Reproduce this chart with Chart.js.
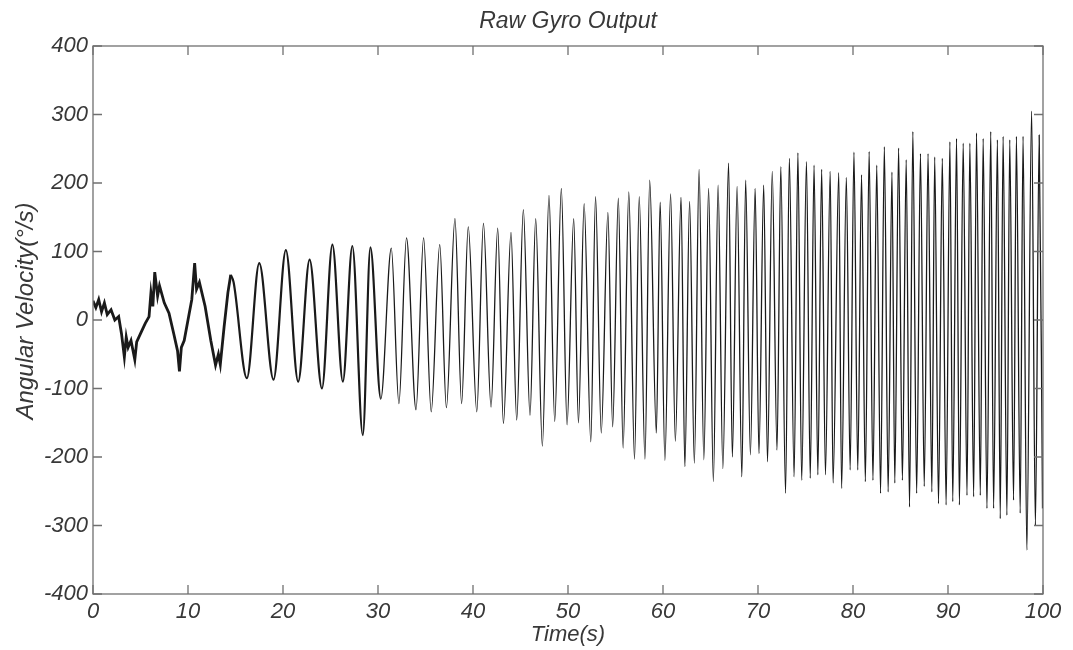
<!DOCTYPE html>
<html>
<head>
<meta charset="utf-8">
<script src="https://cdn.jsdelivr.net/npm/chart.js@4"></script>
<style>
  html, body { margin: 0; padding: 0; background: #fff; }
  #wrap { width: 1073px; height: 650px; }
</style>
</head>
<body>
<div id="wrap"><canvas id="gyroChart" width="1073" height="650"></canvas></div>
<script>
// turning points (time in s, rate in deg/s)
const noisyTime = [0, 0.3, 0.6, 0.9, 1.2, 1.5, 1.9, 2.3, 2.7, 3.0, 3.3, 3.5, 3.7, 4.0, 4.4, 4.6, 5.0, 5.5, 5.9, 6.1, 6.3, 6.5, 6.8, 7.0, 7.5, 8.0, 8.5, 8.9, 9.1, 9.3, 9.6, 10.0, 10.4, 10.7, 10.9, 11.2, 11.8, 12.4, 12.9, 13.2, 13.4, 13.8, 14.2, 14.5];
const noisyRate = [28, 18, 30, 12, 25, 8, 15, 0, 5, -20, -54, -25, -40, -30, -58, -32, -20, -5, 5, 40, 20, 70, 35, 50, 25, 10, -20, -45, -75, -40, -30, 0, 30, 83, 45, 55, 20, -30, -66, -50, -65, -10, 40, 66];

const earlyTime = [14.5, 14.8, 16.2, 17.5, 19.0, 20.3, 21.6, 22.8, 24.1, 25.2, 26.3, 27.3];
const earlyRate = [66, 55, -85, 83, -87, 102, -90, 88, -100, 110, -90, 108];

const midTime = [28.4, 29.2, 30.3, 31.4, 32.2, 33.0, 34.0, 34.8, 35.6, 36.5, 37.2, 38.1, 38.8, 39.5, 40.4, 41.1, 41.9, 42.6, 43.2, 44.0, 44.6, 45.3, 46.0, 46.6, 47.3, 48.0, 48.6, 49.3, 49.9, 50.6, 51.1, 51.7, 52.4, 52.9, 53.5, 54.2, 54.7, 55.3, 55.8, 56.4, 57.0, 57.5, 58.1, 58.6, 59.3, 59.7];
const midRate = [-168, 106, -115, 105, -122, 120, -131, 120, -134, 110, -128, 148, -122, 136, -134, 141, -127, 134, -151, 128, -146, 161, -139, 148, -184, 182, -148, 192, -153, 148, -150, 170, -178, 180, -165, 157, -156, 178, -187, 187, -203, 180, -203, 204, -165, 172];

const lateTime = [60.2, 60.8, 61.3, 61.9, 62.3, 62.8, 63.3, 63.8, 64.3, 64.8, 65.3, 65.8, 66.3, 66.9, 67.3, 67.8, 68.3, 68.7, 69.2, 69.7, 70.1, 70.6, 71.0, 71.5, 72.0, 72.4, 72.9, 73.3, 73.8, 74.2, 74.6, 75.1, 75.5, 75.9, 76.3, 76.7, 77.1, 77.6, 77.9, 78.5, 78.8, 79.3, 79.7];
const lateRate = [-205, 184, -177, 179, -214, 173, -209, 220, -204, 192, -236, 197, -217, 229, -200, 195, -229, 204, -197, 192, -195, 197, -207, 217, -190, 224, -253, 236, -229, 244, -234, 231, -231, 226, -226, 220, -226, 217, -238, 215, -246, 208, -219];

const endTime = [80.1, 80.5, 80.9, 81.3, 81.7, 82.1, 82.5, 82.9, 83.3, 83.7, 84.1, 84.4, 84.8, 85.2, 85.6, 85.95, 86.3, 86.7, 87.1, 87.5, 87.9, 88.3, 88.6, 89.0, 89.4, 89.8, 90.2, 90.5, 90.9, 91.2, 91.6, 92.0, 92.3, 92.7, 93.0, 93.4, 93.7, 94.1, 94.5, 94.8, 95.2, 95.5, 95.8, 96.2, 96.5, 96.9, 97.2, 97.6, 97.9, 98.3, 98.8, 99.2, 99.6, 99.95];
const endRate = [245, -219, 212, -236, 246, -234, 226, -253, 253, -251, 216, -238, 251, -234, 234, -273, 275, -253, 243, -243, 243, -251, 238, -268, 236, -270, 260, -265, 265, -270, 258, -256, 258, -258, 273, -256, 265, -275, 275, -275, 263, -290, 268, -285, 263, -263, 268, -282, 268, -336, 305, -300, 270, -275];

const xTicks = [0, 10, 20, 30, 40, 50, 60, 70, 80, 90, 100];
const yTicks = [-400, -300, -200, -100, 0, 100, 200, 300, 400];

const toPoints = (ts, vs) => ts.map((t, i) => ({ x: t, y: vs[i] }));
const noisyPoints = toPoints(noisyTime, noisyRate);
const sweepPoints = toPoints(earlyTime.concat(midTime, lateTime, endTime), earlyRate.concat(midRate, lateRate, endRate));

const fontFamily = "'Liberation Sans', Arial, sans-serif";
const labelFont = { family: fontFamily, size: 22, style: 'italic' };
const inkColor = '#383838';

// box round the plot with short inward ticks, plus the title and the y label
const frameTicks = {
  id: 'frameTicks',
  afterDatasetsDraw(chart) {
    const { ctx, chartArea: a, scales: { x, y } } = chart;
    ctx.save();
    ctx.strokeStyle = '#707070';
    ctx.lineWidth = 1.3;
    ctx.strokeRect(a.left, a.top, a.right - a.left, a.bottom - a.top);
    ctx.beginPath();
    xTicks.forEach(v => {
      const px = x.getPixelForValue(v);
      ctx.moveTo(px, a.bottom); ctx.lineTo(px, a.bottom - 9);
      ctx.moveTo(px, a.top); ctx.lineTo(px, a.top + 9);
    });
    yTicks.forEach(v => {
      const py = y.getPixelForValue(v);
      ctx.moveTo(a.left, py); ctx.lineTo(a.left + 9, py);
      ctx.moveTo(a.right, py); ctx.lineTo(a.right - 9, py);
    });
    ctx.stroke();

    ctx.fillStyle = inkColor;
    ctx.textAlign = 'center';
    ctx.textBaseline = 'middle';
    ctx.font = 'italic 23px ' + fontFamily;
    ctx.fillText('Raw Gyro Output', (a.left + a.right) / 2, 22);

    ctx.translate(26, (a.top + a.bottom) / 2 - 9);
    ctx.rotate(-Math.PI / 2);
    ctx.font = 'italic 24px ' + fontFamily;
    ctx.fillText('Angular Velocity(°/s)', 0, 0);
    ctx.restore();
  }
};

const ctx = document.getElementById('gyroChart').getContext('2d');
new Chart(ctx, {
  type: 'line',
  data: {
    datasets: [
      {
        // slow, noisy start: looks like a thick jagged band
        label: 'start',
        data: noisyPoints,
        borderColor: '#1a1a1a',
        borderWidth: 2.8,
        pointRadius: 0,
        tension: 0
      },
      {
        label: 'sweep',
        data: sweepPoints,
        borderColor: '#1a1a1a',
        borderWidth: 1.3,
        pointRadius: 0,
        cubicInterpolationMode: 'monotone',
        segment: {
          borderWidth: c => c.p0.parsed.x < 30 ? 2.2 : 1.3
        }
      }
    ]
  },
  options: {
    responsive: false,
    animation: false,
    layout: { padding: { left: 0, right: 30, top: 46, bottom: 0 } },
    plugins: {
      legend: { display: false },
      tooltip: { enabled: false },
      title: { display: false }
    },
    scales: {
      x: {
        type: 'linear',
        min: 0,
        max: 100,
        afterFit: s => { s.height = 56; },
        afterBuildTicks: s => { s.ticks = xTicks.map(v => ({ value: v })); },
        grid: { display: false, drawTicks: false },
        border: { display: false },
        ticks: { color: inkColor, font: labelFont, padding: 5, maxRotation: 0 },
        title: { display: true, text: 'Time(s)', color: inkColor, font: labelFont, padding: { top: 0, bottom: 2 } }
      },
      y: {
        type: 'linear',
        min: -400,
        max: 400,
        afterFit: s => { s.width = 93; },
        afterBuildTicks: s => { s.ticks = yTicks.map(v => ({ value: v })); },
        grid: { display: false, drawTicks: false },
        border: { display: false },
        ticks: { color: inkColor, font: labelFont, padding: 5 },
        title: { display: false }
      }
    }
  },
  plugins: [frameTicks]
});
</script>
</body>
</html>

(Requirement) From the top of the listing above, repeat each line exactly until you reach the line containing "204, -165, 172];", and repeat that one too. Leave the pictures out.

(Full output)
Reproduce this chart with Chart.js.
<!DOCTYPE html>
<html>
<head>
<meta charset="utf-8">
<script src="https://cdn.jsdelivr.net/npm/chart.js@4"></script>
<style>
  html, body { margin: 0; padding: 0; background: #fff; }
  #wrap { width: 1073px; height: 650px; }
</style>
</head>
<body>
<div id="wrap"><canvas id="gyroChart" width="1073" height="650"></canvas></div>
<script>
// turning points (time in s, rate in deg/s)
const noisyTime = [0, 0.3, 0.6, 0.9, 1.2, 1.5, 1.9, 2.3, 2.7, 3.0, 3.3, 3.5, 3.7, 4.0, 4.4, 4.6, 5.0, 5.5, 5.9, 6.1, 6.3, 6.5, 6.8, 7.0, 7.5, 8.0, 8.5, 8.9, 9.1, 9.3, 9.6, 10.0, 10.4, 10.7, 10.9, 11.2, 11.8, 12.4, 12.9, 13.2, 13.4, 13.8, 14.2, 14.5];
const noisyRate = [28, 18, 30, 12, 25, 8, 15, 0, 5, -20, -54, -25, -40, -30, -58, -32, -20, -5, 5, 40, 20, 70, 35, 50, 25, 10, -20, -45, -75, -40, -30, 0, 30, 83, 45, 55, 20, -30, -66, -50, -65, -10, 40, 66];

const earlyTime = [14.5, 14.8, 16.2, 17.5, 19.0, 20.3, 21.6, 22.8, 24.1, 25.2, 26.3, 27.3];
const earlyRate = [66, 55, -85, 83, -87, 102, -90, 88, -100, 110, -90, 108];

const midTime = [28.4, 29.2, 30.3, 31.4, 32.2, 33.0, 34.0, 34.8, 35.6, 36.5, 37.2, 38.1, 38.8, 39.5, 40.4, 41.1, 41.9, 42.6, 43.2, 44.0, 44.6, 45.3, 46.0, 46.6, 47.3, 48.0, 48.6, 49.3, 49.9, 50.6, 51.1, 51.7, 52.4, 52.9, 53.5, 54.2, 54.7, 55.3, 55.8, 56.4, 57.0, 57.5, 58.1, 58.6, 59.3, 59.7];
const midRate = [-168, 106, -115, 105, -122, 120, -131, 120, -134, 110, -128, 148, -122, 136, -134, 141, -127, 134, -151, 128, -146, 161, -139, 148, -184, 182, -148, 192, -153, 148, -150, 170, -178, 180, -165, 157, -156, 178, -187, 187, -203, 180, -203, 204, -165, 172];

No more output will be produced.